Influence of Zr dopant on polarization in rutile (In0.5Nb0.5)0.005(Ti1-xZrx)0.995O2 ceramics

(In_0.5Nb_0.5)_0.005(Ti_1-xZr_x)_0.995O₂ (INZT, x = 0-0.10) ceramics were synthesized using a conventional sintering method, and the effects of Zr content on the microstructures, dielectric properties and electron-pinned defect-dipoles (EPDD) polarization of the resultant products were investigated. The solubility limit of INZT was x = 0.075, and a secondary ZrTiO₄ phase appeared at x = 0.10. Ceramics with x = 0-0.10 exhibited excellent dielectric properties, ie, colossal permittivity (CP, εʹ > 10³) and low dielectric loss (tanδ < 0.1), over a wide range of frequencies (10⁰-10⁶ Hz at 300 K) and temperatures (50-350 K at 1 kHz).
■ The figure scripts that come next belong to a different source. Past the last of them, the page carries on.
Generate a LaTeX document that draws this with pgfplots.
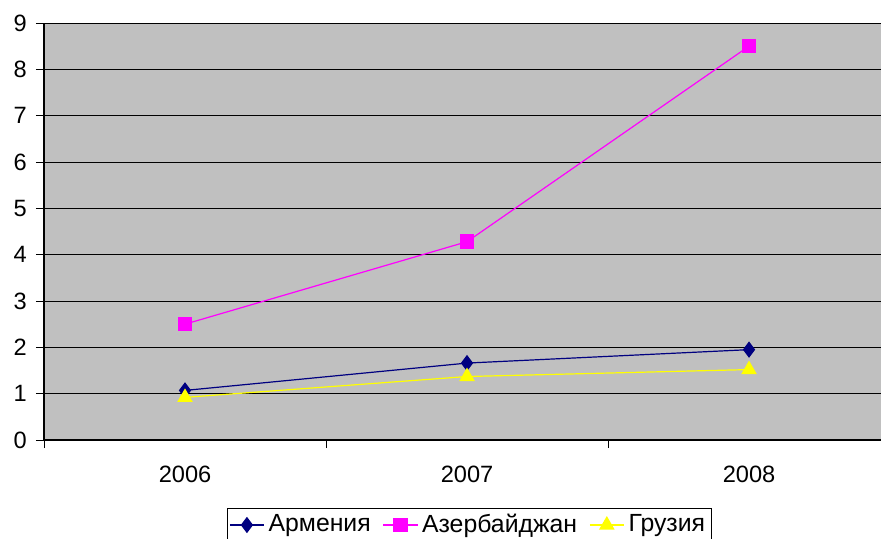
\documentclass[border=0pt]{standalone}
\usepackage{fontspec}
\setmainfont{Liberation Sans}
\usepackage{pgfplots}
\pgfplotsset{compat=1.18}
\usepackage{xcolor}
\definecolor{plotbg}{HTML}{C0C0C0}
\definecolor{arm}{HTML}{000080}
\definecolor{aze}{HTML}{FF00FF}
\definecolor{geo}{HTML}{FFFF00}

\begin{document}
\fontsize{11.8}{14}\selectfont
\begin{tikzpicture}
\begin{axis}[
  scale only axis,
  width=418.5pt, height=208.5pt,
  xmin=-0.5, xmax=2.468,
  ymin=0, ymax=9,
  axis x line=bottom, axis y line=left,
  axis line style={-, black, line width=0.6pt},
  axis background/.style={fill=plotbg},
  xtick={0,1,2},
  xticklabels={2006,2007,2008},
  major x tick style={draw=none},
  minor xtick={-0.5,0.5,1.5},
  minor tick length=4pt,
  ytick={0,1,...,9},
  major tick length=4pt,
  tick align=outside,
  tick style={black, line width=0.5pt},
  ymajorgrids,
  grid style={black, line width=0.5pt},
  /pgf/number format/assume math mode=true,
  ticklabel style={font=\fontsize{11.8}{14}\selectfont},
  xticklabel style={yshift=-5pt},
  yticklabel style={xshift=-0.5pt},
  legend columns=3,
  legend style={at={(0.508,0)}, anchor=center, yshift=-42.5pt,
    draw=black, fill=white, font=\fontsize{12.4}{14}\selectfont,
    inner sep=1pt, /tikz/every even column/.append style={column sep=4pt}},
  legend cell align=left,
  clip=false,
]
\addplot[color=arm, line width=0.6pt, mark=diamond*, mark size=3.6pt, mark options={fill=arm}]
  coordinates {(0,1.07) (1,1.66) (2,1.95)};
\addlegendentry{Армения}
\addplot[color=aze, line width=0.6pt, mark=square*, mark size=3.3pt, mark options={fill=aze}]
  coordinates {(0,2.50) (1,4.28) (2,8.50)};
\addlegendentry{Азербайджан}
\addplot[color=geo, line width=0.6pt, mark=triangle*, mark size=3.9pt, mark options={fill=geo}]
  coordinates {(0,0.92) (1,1.37) (2,1.52)};
\addlegendentry{Грузия}
\end{axis}
\pgfresetboundingbox
\path[use as bounding box] ([xshift=-22pt,yshift=-49.5pt]current axis.south west)
  rectangle ([yshift=11.5pt]current axis.north east);
\end{tikzpicture}
\end{document}
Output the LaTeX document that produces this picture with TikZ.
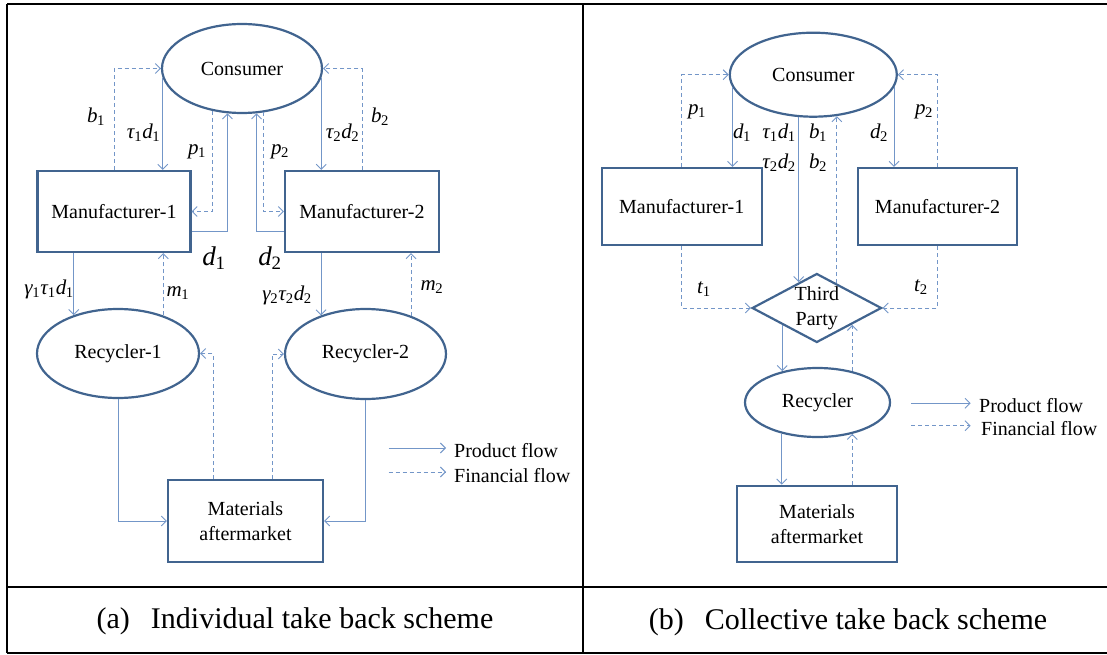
\documentclass[tikz,border=0pt]{standalone}
\usepackage{fontspec}
\setmainfont{Liberation Serif}
\usetikzlibrary{arrows.meta,shapes.geometric}
\definecolor{nodeblue}{HTML}{41648F}
\definecolor{flowblue}{HTML}{7396C8}
\newcommand{\vv}[2]{\textit{#1}\kern-0.5pt\textsubscript{#2}}
\begin{document}
\begin{tikzpicture}[x=1pt,y=-1pt,
  box/.style={rectangle, draw=nodeblue, line width=2.2pt, inner sep=0pt, align=center, font=\fontsize{20}{25}\selectfont},
  ell/.style={ellipse, draw=nodeblue, line width=2.2pt, inner sep=0pt, font=\fontsize{20}{25}\selectfont},
  dia/.style={diamond, aspect=1.88, draw=nodeblue, line width=2.2pt, inner sep=0pt, align=center, font=\fontsize{20}{25}\selectfont},
  prod/.style={draw=flowblue, line width=0.9pt, -{Straight Barb[length=5pt,width=10pt]}},
  fin/.style={prod, dash pattern=on 4pt off 3pt},
  lbl/.style={inner sep=0pt, font=\fontsize{21}{25}\selectfont},
  big/.style={inner sep=0pt, font=\fontsize{27}{30}\selectfont},
  leg/.style={inner sep=0pt, anchor=west, font=\fontsize{20}{24}\selectfont},
  captxt/.style={inner sep=0pt, font=\fontsize{30}{34}\selectfont},
  tframe/.style={line width=2.5pt, draw=black}
]
\useasboundingbox (0,0) rectangle (1107,655);
% table frame
\draw[tframe] (7,4) -- (1112,4);
\draw[tframe] (7,587) -- (1112,587);
\draw[tframe] (7,653) -- (1112,653);
\draw[tframe] (7,4) -- (7,653);
\draw[tframe] (583,4) -- (583,653);
\node[captxt] (capA) at (295,621) {(a)\hspace{0.45em} Individual take back scheme};
\node[captxt] (capB) at (848,622) {(b)\hspace{0.45em} Collective take back scheme};

% ---------------- left panel ----------------
\node[ell, minimum width=160, minimum height=89] (C1) at (242,68.5) {Consumer};
\node[box, minimum width=153, minimum height=81] (M1) at (114,211.5) {Manufacturer-1};
\node[box, minimum width=154, minimum height=81] (M2) at (362,211.5) {Manufacturer-2};
\node[ell, minimum width=162, minimum height=89] (R1) at (118,353.5) {Recycler-1};
\node[ell, minimum width=161, minimum height=90] (R2) at (365.5,354) {Recycler-2};
\node[box, minimum width=155, minimum height=82] (MA) at (245.5,521) {Materials\\aftermarket};

\draw[fin] (M1.north) |- (C1.west);
\draw[prod] (C1.187) -- (C1.187 |- M1.north);
\draw[fin] (C1.235) |- (M1.east);
\draw[prod] ([yshift=-20pt]M1.east) -| (C1.252);
\draw[prod] ([yshift=-20pt]M2.west) -| (C1.288);
\draw[fin] (C1.296) |- (M2.west);
\draw[prod] (C1.353) -- (C1.353 |- M2.north);
\draw[fin] (M2.north) |- (C1.east);

\draw[prod] (R1.139 |- M1.south) -- (R1.139);
\draw[fin] (R1.40) -- (R1.40 |- M1.south);
\draw[prod] (R2.139 |- M2.south) -- (R2.139);
\draw[fin] (R2.40) -- (R2.40 |- M2.south);

\draw[prod] (R1.south) |- (MA.west);
\draw[prod] (R2.south) |- (MA.east);
\draw[fin] ([xshift=-32.5pt]MA.north) |- (R1.east);
\draw[fin] ([xshift=26.5pt]MA.north) |- (R2.west);

\node[lbl] (lb1) at (96,117) {\vv{b}{1}};
\node[lbl] (ltd1) at (143.5,133) {\vv{τ}{1}\vv{d}{1}};
\node[lbl] (lp1) at (197,152) {\vv{p}{1}};
\node[big] (ld1) at (214,258) {\vv{d}{1}};
\node[big] (ld2) at (270,258) {\vv{d}{2}};
\node[lbl] (lp2) at (280,152) {\vv{p}{2}};
\node[lbl] (ltd2) at (342.5,133) {\vv{τ}{2}\vv{d}{2}};
\node[lbl] (lb2) at (380,117) {\vv{b}{2}};
\node[lbl] (lg1) at (49,289) {\vv{γ}{1}\vv{τ}{1}\vv{d}{1}};
\node[lbl] (lm1) at (178,293) {\vv{m}{1}};
\node[lbl] (lg2) at (287,295) {\vv{γ}{2}\vv{τ}{2}\vv{d}{2}};
\node[lbl] (lm2) at (432,287) {\vv{m}{2}};

\coordinate (La1) at (388.5,448);
\coordinate (La2) at (446,448);
\coordinate (La3) at (388.5,472);
\coordinate (La4) at (446,472);
\draw[prod] (La1) -- (La2);
\draw[fin] (La3) -- (La4);
\node[leg] (lega1) at (454,451) {Product flow};
\node[leg] (lega2) at (454,476) {Financial flow};

% ---------------- right panel ----------------
\node[ell, minimum width=167, minimum height=84] (C2) at (813.3,74.7) {Consumer};
\node[box, minimum width=160, minimum height=77] (N1) at (681.7,206.5) {Manufacturer-1};
\node[box, minimum width=159, minimum height=77] (N2) at (937.5,206.5) {Manufacturer-2};
\node[dia, minimum width=129.5, minimum height=69] (TP) at (816.8,308) {Third\\Party};
\node[ell, minimum width=145, minimum height=69] (RC) at (817.5,402.5) {Recycler};
\node[box, minimum width=160, minimum height=76] (MB) at (817,523.7) {Materials\\aftermarket};

\draw[fin] (N1.north) |- (C2.west);
\draw[prod] (C2.189) -- (C2.189 |- N1.north);
\draw[prod] (C2.351) -- (C2.351 |- N2.north);
\draw[fin] (N2.north) |- (C2.east);
\draw[prod] (C2.251) -- (C2.251 |- TP.125.5);
\draw[fin] (TP.51.7) -- (TP.51.7 |- C2.299.3);
\draw[fin] (N1.south) |- (TP.west);
\draw[fin] (N2.south) |- (TP.east);
\draw[prod] (TP.206.6) -- (TP.206.6 |- RC.138.3);
\draw[fin] (RC.42.4) -- (RC.42.4 |- TP.334.5);
\draw[prod] (RC.221.7) -- (RC.221.7 |- MB.north);
\draw[fin] (RC.318.3 |- MB.north) -- (RC.318.3);

\node[lbl] (rp1) at (697,112) {\vv{p}{1}};
\node[lbl] (rd1) at (742,133) {\vv{d}{1}};
\node[lbl] (rtd1) at (779,133) {\vv{τ}{1}\vv{d}{1}};
\node[lbl] (rtd2) at (779,163) {\vv{τ}{2}\vv{d}{2}};
\node[lbl] (rb1) at (818,133) {\vv{b}{1}};
\node[lbl] (rb2) at (818,163) {\vv{b}{2}};
\node[lbl] (rd2) at (879,133) {\vv{d}{2}};
\node[lbl] (rp2) at (924,112) {\vv{p}{2}};
\node[lbl] (rt1) at (704,289) {\vv{t}{1}};
\node[lbl] (rt2) at (921,287) {\vv{t}{2}};

\coordinate (Lb1) at (911,403.3);
\coordinate (Lb2) at (970.6,403.3);
\coordinate (Lb3) at (911,425.7);
\coordinate (Lb4) at (970.6,425.7);
\draw[prod] (Lb1) -- (Lb2);
\draw[fin] (Lb3) -- (Lb4);
\node[leg] (legb1) at (979,405.5) {Product flow};
\node[leg] (legb2) at (981,429) {Financial flow};
\end{tikzpicture}
\end{document}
The dielectric spectra and XPS results confirmed that the CP property of the ceramics could be ascribed to their EPDD polarization. The activation energy (E_a) for EPDD polarization was continuously enhanced by increasing x values. EPDD relaxation parameters at different x values were revealed using Cole-Cole equation fitting. Moreover, α, which characterize the relaxation time τ distribution, increased with x values, thus indicating that Zr was involved in and affected electron localized states. The high E_a, temperature T_p of the peak εʹʹ at 1 kHz, and dielectric relaxation time τ_p at 30 K were related to increases in hopping distance of electrons among defect clusters with Zr addition.